White-note also had very subtle means of expressing rhythmic changes and polyrhythmic passages, by way of Coloration, so-called because the actual notes on parchment would be colored red instead of black, or else the white-note shapes would be blackened, eventually mutating into modern notational conventions which we call "black note." Singers had to be very expert in these conventions, since one voice might be singing in coloration while another sang in the basic tempus and prolation. Remember that nodody could be reading or conducting from full score; there were only part-books. Some original manuscripts - large books placed on a lectern for use - had the typical four parts spread over two open pages but facing different edges of the page so that singers could stand around the lectern. Many white-note manuscripts are beautiful works of calligraphic art, with miniature paintings. It was surely a visual treat to be a singer in a 16th or 17th C choir.



The whole point is that a performance of Renaissance and German Baroque vocal music must have sublime rhythmic suppleness and independence of rhythmic "rhetoric" in every voice/part.
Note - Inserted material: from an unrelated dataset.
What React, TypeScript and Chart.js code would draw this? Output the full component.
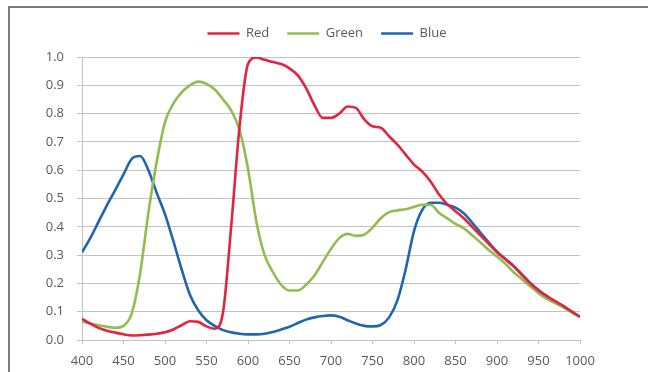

That's an ideal achieved consistently only by the best one-on-a-part ensembles such as The Clerks' Group and The Orlando Consort...and by Herreweghe with his Ensemble de la Chapelle Royale.



Though Hassler was a devout Lutheran, the first Lutheran to study in Catholic Venice, the mass recorded here is a traditional Latin mass, as are all the motets, but the final composition is unique: a setting of the Lutheran hymn Vater Unser in Himmelreich, with all of its verses set as a linked series of polyphonic chorales, a very serene and otherworldly chain of variations which sound very much like JS Bach more than a hundred years early."